26 January 2010

artsy news: exhume leo?




Creative art historians have made a cottage industry out of trying to prove various theories about the Mona Lisa (she was the mistress of Giuliano di Medici!), her elusive smile (an optical illusion!), and even her health (she's pregnant!), but never has anyone gone to the macabre lengths proposed by a team of Italian scientists and art historians.
In an effort to investigate an outside-the-box hypothesis that the famous portrait is actually a disguised self-portrait of da Vinci, the group has requested permission to open the Renaissance master's tomb and use his skull to "rebuild Leonardo's face and compare it with the Mona Lisa," anthropologist Giorgio Gruppioni told the Times of London.

Da Vinci's remains reside at 
Amboise Castle in France's Loire valley, where they were taken after the church where he was originally laid to rest was destroyed during the French Revolution. Thus far the scholars say the French government has agreed to allow the exhumation in principle, and that formal approval could be granted by this summer -- a prospect that has disquieted other Leonardo scholars who wonder if exploring the unusual theory is worth disturbing the artist's resting place.
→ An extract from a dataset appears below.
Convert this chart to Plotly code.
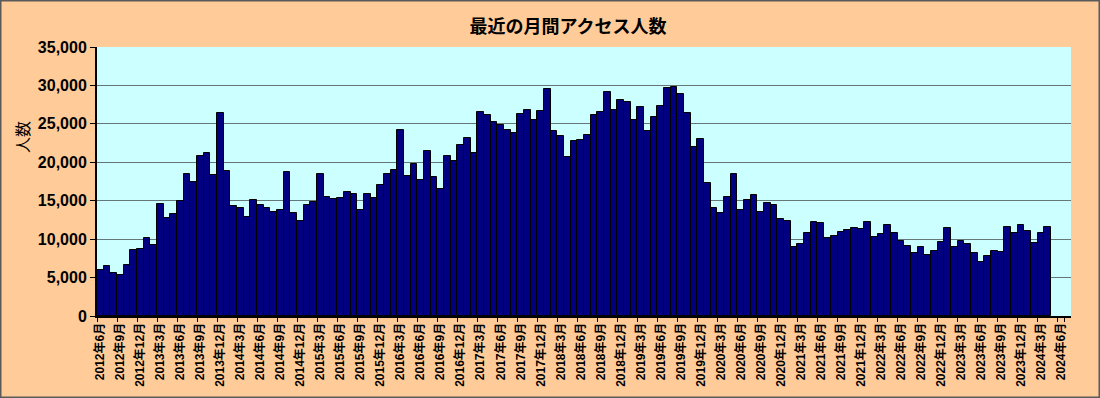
import plotly.graph_objects as go

# ---- data ----
start_year, start_month = 2012, 6
n_categories = 146  # 2012年6月 .. 2024年7月
months = []
y, m = start_year, start_month
for _ in range(n_categories):
    months.append(f"{y}年{m}月")
    m += 1
    if m > 12:
        m = 1
        y += 1

visitors = [
    5950, 6470, 5600, 5390, 6650, 8600, 8730, 10210, 9210, 14510,
    12770, 13210, 14940, 18420, 17380, 20810, 21160, 18330, 26460, 18900,
    14250, 13990, 12900, 15030, 14470, 13990, 13550, 13730, 18770, 13380,
    12380, 14420, 14770, 18420, 15510, 15250, 15290, 16120, 15860, 13810,
    15860, 15290, 17070, 18510, 19030, 24240, 18250, 19770, 17680, 21500,
    18030, 16550, 20760, 20160, 22290, 23150, 21160, 26540, 26150, 25200,
    24850, 24240, 23760, 26240, 26850, 25500, 26720, 29580, 24070, 23410,
    20720, 22720, 22940, 23590, 26200, 26540, 29150, 26850, 28110, 27800,
    25540, 27150, 24070, 25890, 27320, 29670, 29760, 28930, 26370, 22020,
    23020, 17250, 14030, 13380, 15510, 18420, 13810, 15070, 15770, 13550,
    14640, 14470, 12680, 12420, 8990, 9430, 10860, 12210, 12080, 10210,
    10430, 10900, 11160, 11470, 11290, 12250, 10340, 10640, 11900, 10820,
    9770, 9120, 8250, 9040, 7910, 8470, 9600, 11510, 8990, 9770,
    9430, 8250, 7040, 7820, 8430, 8340, 11600, 10770, 11900, 11080,
    9560, 10770, 11600,
]
values = visitors + [None] * (n_categories - len(visitors))
tick_labels = months[::3]

title_text = "最近の月間アクセス人数"
y_title = "人数"

# ---- layout geometry ----
W, H = 1100, 398
L, R, T, B = 97, 29, 47, 82
pw, ph = W - L - R, H - T - B

def px_x(px):
    return (px - L) / pw

def px_y(py):
    return (H - B - py) / ph

fig = go.Figure()
fig.add_trace(go.Bar(
    x=months, y=values,
    marker=dict(color="#000080", line=dict(color="#000000", width=1)),
    hoverinfo="x+y",
))

fig.update_layout(
    width=W, height=H,
    margin=dict(l=L, r=R, t=T, b=B, pad=0),
    paper_bgcolor="#FFCC99",
    plot_bgcolor="#CCFFFF",
    bargap=0,
    showlegend=False,
    font=dict(family="Liberation Sans, Arial, Noto Sans CJK JP", color="#000000"),
    title=dict(
        text=title_text,
        xref="container", yref="container",
        x=568 / W, y=1 - 27 / H,
        xanchor="center", yanchor="middle",
        font=dict(family="Noto Sans CJK JP", size=18, weight="bold", color="#000000"),
    ),
)

fig.update_xaxes(
    type="category",
    categoryorder="array", categoryarray=months,
    range=[-0.5, n_categories - 0.5],
    tickmode="array", tickvals=tick_labels, ticktext=tick_labels,
    tickson="boundaries",
    ticks="outside", ticklen=4, tickwidth=1, tickcolor="#000000",
    tickangle=-90,
    tickfont=dict(family="Liberation Sans, Noto Sans CJK JP", size=12, weight="bold"),
    showline=True, linecolor="#000000", linewidth=2,
    showgrid=False, zeroline=False,
    fixedrange=True,
)

fig.update_yaxes(
    range=[0, 35000], dtick=5000, tick0=0,
    tickformat=",d",
    ticks="outside", ticklen=5, tickwidth=1, tickcolor="#000000",
    tickfont=dict(family="Liberation Sans", size=16, weight="bold"),
    showline=True, linecolor="#000000", linewidth=2,
    showgrid=True, gridcolor="#667777", gridwidth=1,
    zeroline=False,
    fixedrange=True,
)

fig.add_annotation(
    text=y_title, textangle=-90,
    xref="paper", yref="paper",
    x=px_x(21.5), y=px_y(137.5),
    xanchor="center", yanchor="middle",
    showarrow=False,
    font=dict(family="Noto Sans CJK JP", size=16, color="#000000"),
)

# outer frame of the chart
fig.add_shape(
    type="rect", xref="paper", yref="paper",
    x0=px_x(0.5), x1=px_x(W - 0.5), y0=px_y(H - 0.5), y1=px_y(0.5),
    line=dict(color="#5a5a5a", width=2), fillcolor="rgba(0,0,0,0)",
    layer="above",
)

fig.write_html(
    "out.html",
    config={"displayModeBar": False, "staticPlot": False},
    post_script="document.body.style.margin='0';document.body.style.overflow='hidden';",
)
However, supporters of the investigation point to similarities between the Mona Lisa's facial structure and that of the artist's own face as evidenced in a circa 1515 self-portrait, also citing da Vinci's homosexuality and interest in riddles as support for the conjecture. The undertaking would have tickled 
Marcel Duchamp. The keen wit behind L.H.O.O.Q. (1919), a reproduction of the Mona Lisa embellished with a mustache, the late Modernist icon had a cross-dressing artistic alter ego himself, Rrose Sélavy.


about L.H.O.O.Q. cuz it's interesting...

L.H.O.O.Q. is a work of art by Marcel Duchamp first conceived in 1919. The work is one of what Duchamp referred to as readymades, or more specifically an assisted ready-made. Pioneered by him, the readymade involves taking mundane, often utilitarian objects not generally considered to be art and transforming them, by adding to them, changing them, or (as in the case of his most famous work Fountain) simply renaming them and placing them in a gallery setting. In L.H.O.O.Q.the objet trouvé (found object) is a cheap postcard reproduction of Leonardo da Vinci's Mona Lisa onto which Duchamp drew a moustache and beard in pencil and appended the title.
The name of the piece, L.H.O.O.Q., is a pun, since the letters when pronounced in French form the sentence, Elle a chaud au cul. "Elle a chaud au cul" literally translates into "She is hot in the ass". In a late interview (Schwarz 203), Duchamp gave a loose translation of "L.H.O.O.Q." as "there is fire down below" (in fact the term avoir chaud au cul is slang used in the sense of "to be horny").